If bottlenecks are discovered and they have something obviously non-optimally coded then sure, go ahead and optimize away. While cache locality sure is important when dealing with tiny pieces of memory algorithmic stuff is nearly always WAY better to optimize.
I would like to assure you, that I launch profiler 30 times per day when I do optimisations, so yes, I'm doing all the stuff based on measurement of the profiler results. Things that are not critical don't get micro optimised.
hoho wrote: Just a random question about the internals of the program, do you use any sort of linked lists for stuff that are somewhat performance critical and/or big? It's again somewhat of a micro-optimization but I've yet to see any place to use them instead of some sort of array/vector :)

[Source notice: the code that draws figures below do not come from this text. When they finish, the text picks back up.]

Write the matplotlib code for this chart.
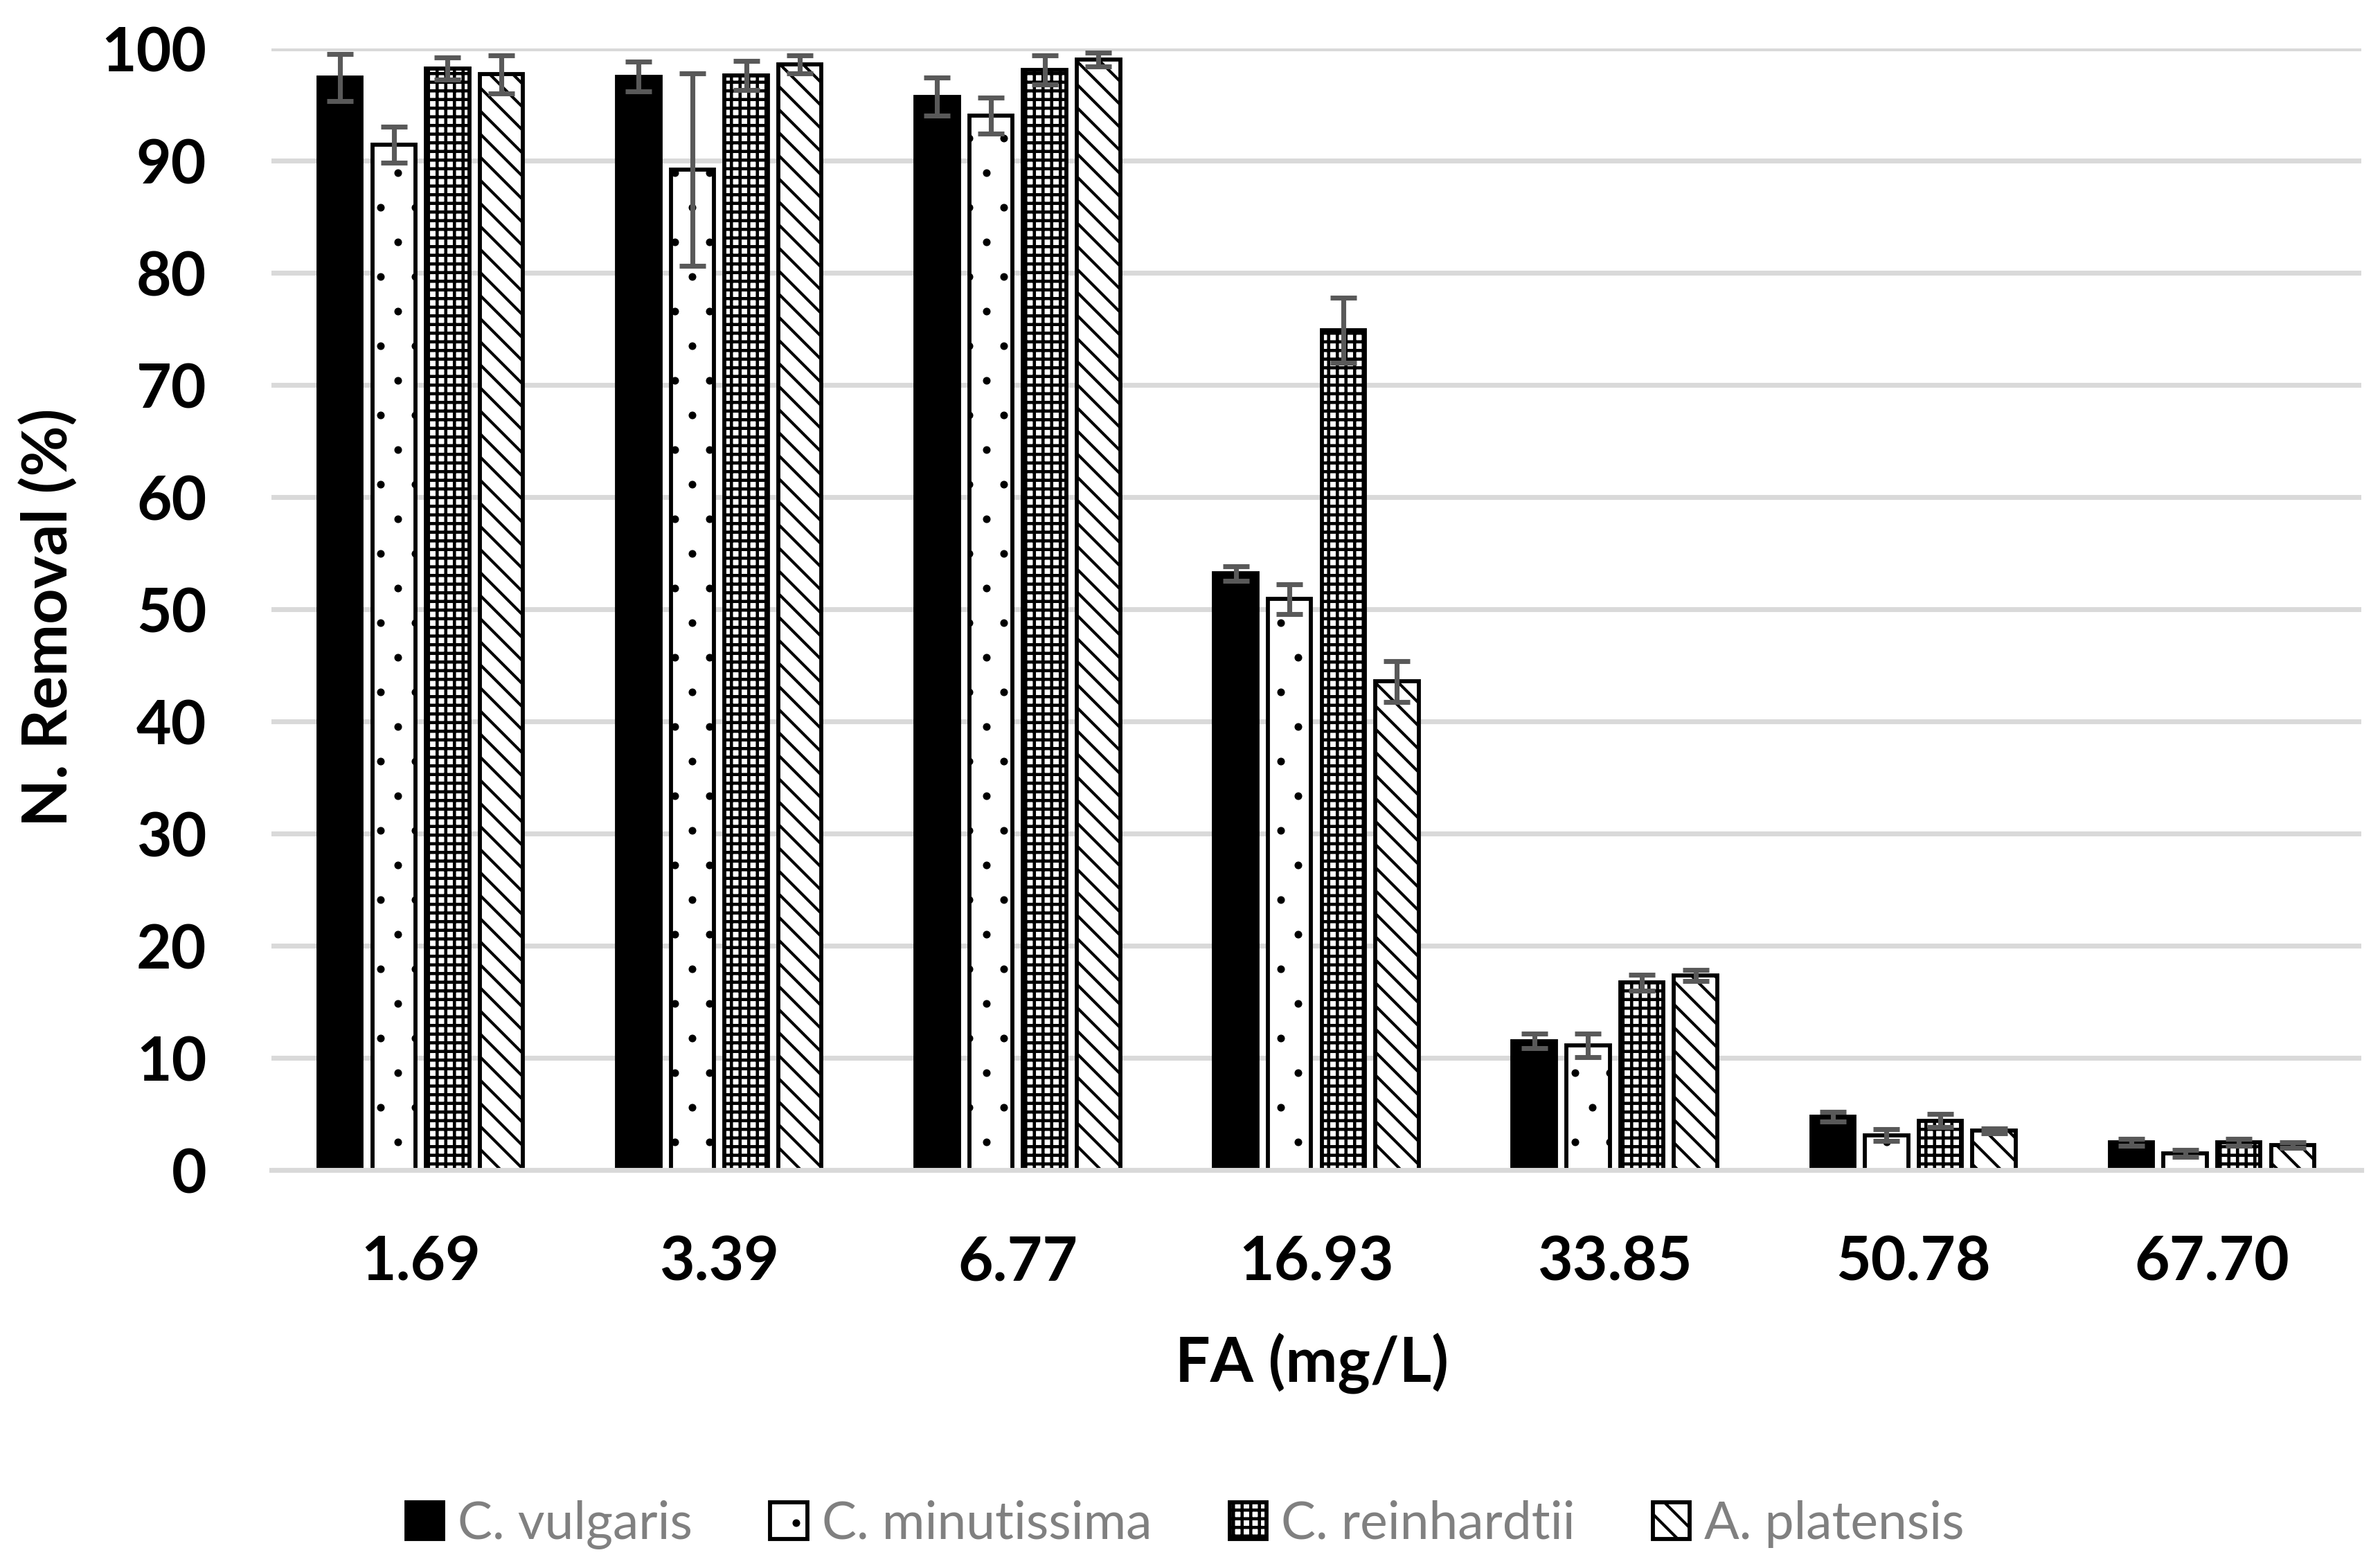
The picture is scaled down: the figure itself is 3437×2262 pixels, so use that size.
import numpy as np
import matplotlib
matplotlib.use("Agg")
import matplotlib.pyplot as plt

# N. removal (%) of four microalgae at each FA concentration
fa_levels = ['1.69', '3.39', '6.77', '16.93', '33.85', '50.78', '67.70']
species = ['C. vulgaris', 'C. minutissima', 'C. reinhardtii', 'A. platensis']

vulgaris = [97.4, 97.5, 95.7, 53.2, 11.5, 4.75, 2.45]
vulgaris_err = [2.1, 1.3, 1.7, 0.65, 0.65, 0.43, 0.3]

minutissima = [91.4, 89.2, 94.0, 50.9, 11.1, 3.1, 1.5]
minutissima_err = [1.6, 8.6, 1.6, 1.35, 1.05, 0.52, 0.3]

reinhardtii = [98.2, 97.6, 98.1, 74.9, 16.7, 4.4, 2.45]
reinhardtii_err = [1.0, 1.3, 1.3, 2.9, 0.7, 0.6, 0.3]

platensis = [97.7, 98.6, 99.0, 43.55, 17.35, 3.5, 2.25]
platensis_err = [1.7, 0.8, 0.6, 1.85, 0.47, 0.2, 0.25]

values = [vulgaris, minutissima, reinhardtii, platensis]
errors = [vulgaris_err, minutissima_err, reinhardtii_err, platensis_err]

# Excel-like pattern fills: solid, sparse dots, checker, downward diagonal
faces = ['black', 'white', 'white', 'white']
hatches = [None, '.', '++++', '\\\\\\']
hatch_lw = [1.0, 0.25, 1.1, 1.0]

plt.rcParams['font.family'] = ['Lato', 'DejaVu Sans']
plt.rcParams['hatch.color'] = 'black'

DPI = 300
fig = plt.figure(figsize=(3437 / DPI, 2262 / DPI), dpi=DPI)
ax = fig.add_axes([392 / 3437, 1 - 1690 / 2262, 3018 / 3437, 1620 / 2262])

x = np.arange(len(fa_levels))
step = 0.18
width = 0.145

for i in range(4):
    pos = x + (i - 1.5) * step
    with plt.rc_context({'hatch.linewidth': hatch_lw[i]}):
        bars = ax.bar(pos, values[i], width, color=faces[i], edgecolor='black',
                      linewidth=1.4, hatch=hatches[i], label=species[i], zorder=2)
    for b in bars:
        if hasattr(b, 'set_hatch_linewidth'):
            b.set_hatch_linewidth(hatch_lw[i])
    ax.errorbar(pos, values[i], yerr=errors[i], fmt='none', ecolor='#595959',
                elinewidth=1.7, capsize=4.6, capthick=1.7, zorder=4)

ax.set_xlim(-0.5, len(fa_levels) - 0.5)
ax.set_ylim(0, 100)
ax.set_yticks(np.arange(0, 101, 10))
ax.set_xticks(x)
ax.set_xticklabels(fa_levels)

ax.yaxis.grid(True, color='#D9D9D9', linewidth=1.7)
ax.set_axisbelow(True)
for side in ['top', 'left', 'right']:
    ax.spines[side].set_visible(False)
ax.spines['bottom'].set_color('#D9D9D9')
ax.spines['bottom'].set_linewidth(1.7)
ax.spines['bottom'].set_zorder(5)

ax.tick_params(axis='both', length=0, labelsize=21)
ax.tick_params(axis='x', pad=22.5)
ax.tick_params(axis='y', pad=22.5)
for lab in ax.get_xticklabels() + ax.get_yticklabels():
    lab.set_fontweight('bold')

ax.set_ylabel('N. Removal (%)', fontsize=21.5, fontweight='bold')
ax.yaxis.set_label_coords(-0.0925, 0.4926)
ax.set_xlabel('FA (mg/L)', fontsize=21.5, fontweight='bold')
ax.xaxis.set_label_coords(0.498, -0.1457)

leg = fig.legend(loc='center', bbox_to_anchor=(0.498, 0.0265), ncol=4,
                 frameon=False, fontsize=18, handlelength=0.71,
                 handleheight=0.72, handletextpad=0.28, columnspacing=1.5)
for t in leg.get_texts():
    t.set_color('#808080')
for h, lw in zip(leg.legend_handles, hatch_lw):
    if hasattr(h, 'set_hatch_linewidth'):
        h.set_hatch_linewidth(lw)

fig.savefig('out.png', dpi=DPI)
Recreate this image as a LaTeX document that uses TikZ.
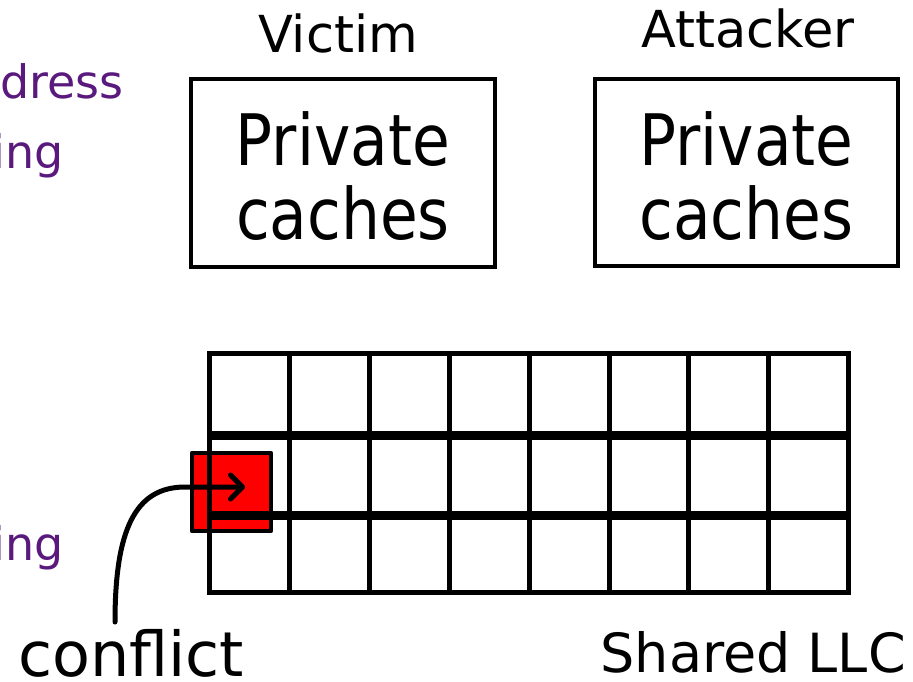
\documentclass[tikz,border=0pt]{standalone}
\usepackage{fontspec}
\setmainfont{DejaVu Sans}
\newfontfamily\narrowfont{DejaVu Sans}[FakeStretch=0.865]
\usetikzlibrary{arrows.meta}
\definecolor{mappurple}{RGB}{90,25,125}
\tikzset{
  cachebox/.style={draw, line width=4.5pt, minimum width=304pt, minimum height=188pt, inner sep=0pt},
  cachetext/.style={inner sep=0pt, align=center, text depth=0pt,
    font=\narrowfont\fontsize{71}{74}\selectfont},
  corelabel/.style={inner sep=0pt, anchor=base, font=\fontsize{51}{60}\selectfont},
  sidetext/.style={inner sep=0pt, anchor=base east, text=mappurple, font=\fontsize{46}{55}\selectfont},
  gridthin/.style={line width=5pt, line cap=rect},
  gridthick/.style={line width=9pt},
  hitcell/.style={draw, fill=red, line width=4.5pt, line join=round},
  pointer/.style={line width=5pt, line cap=round,
    -{Straight Barb[length=12pt,width=24pt,line cap=round,line join=round]}}
}
\begin{document}
\begin{tikzpicture}[x=1pt,y=-1pt]
\useasboundingbox (0,0) rectangle (913,681);

% core labels and their private caches
\node[corelabel] (victimlbl) at (338,52) {Victim};
\node[corelabel] (attlbl) at (748,47) {Attacker};
\node[cachebox] (victim) at (343,173) {};
\node[cachebox, minimum width=303pt, minimum height=187pt] (attacker) at (746.5,172.5) {};
\node[cachetext] (victimtxt) at (343,176) {Private\\caches};
\node[cachetext] (attackertxt) at (746.5,176) {Private\\caches};

% purple side texts
\node[sidetext] (addr) at (124,98) {dress};
\node[sidetext] (ing1) at (64,168) {ing};
\node[sidetext] (ing2) at (64,560) {ing};

% conflicting line (drawn under the grid)
\node[hitcell, minimum width=79pt, minimum height=78pt, inner sep=0pt] (hit) at (231.5,492) {};

% shared LLC grid: 8 ways x 3 sets
\foreach \x in {209,289,369,449,529,609,688,768,848}
  \draw[gridthin] (\x,353.5) -- (\x,592);
\draw[gridthin] (209,353.5) -- (848,353.5);
\draw[gridthin] (209,592) -- (848,592);
\draw[gridthick] (207,435.5) -- (850,435.5);
\draw[gridthick] (207,515) -- (850,515);

% labels at the bottom
\node[inner sep=0pt, anchor=base west, font=\fontsize{62}{70}\selectfont] (conflict) at (18,676) {conflict};
\node[inner sep=0pt, anchor=base east, font=\fontsize{54}{62}\selectfont] (llc) at (906,672) {Shared LLC};

% pointer from the label into the conflicting line
\coordinate (tail) at (115,622);
\coordinate (head) at (245,487);
\draw[pointer] (tail) .. controls (115,530) and (135,487) .. (185,487) -- (head);
\end{tikzpicture}
\end{document}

Ha, we use many different data structures of different kinds and linked list is just the most simple example :)
When talking about linked list, we are using boost::intrusive_list A LOT (Nice explenation here http://www.codeofhonor.com/blog/avoidin ... nked-lists). It is not uncommon for an object to have more than one intrusive list hooks ...
But the best structure to be used depends on the use case a lot. On some places, where linked list would seem like common sense (big list and the need to remove from center quite often), it is better to use vector, to have cache locality, and solve the removing from center by swaping with last element.
The fun part is, when we need to serialise all these structures while we need to keep the order of everything to be exactly the same after save/load to keep determinism (For replays and multiplayer), we have to develop special utilities to make it possible in fast-to-use way.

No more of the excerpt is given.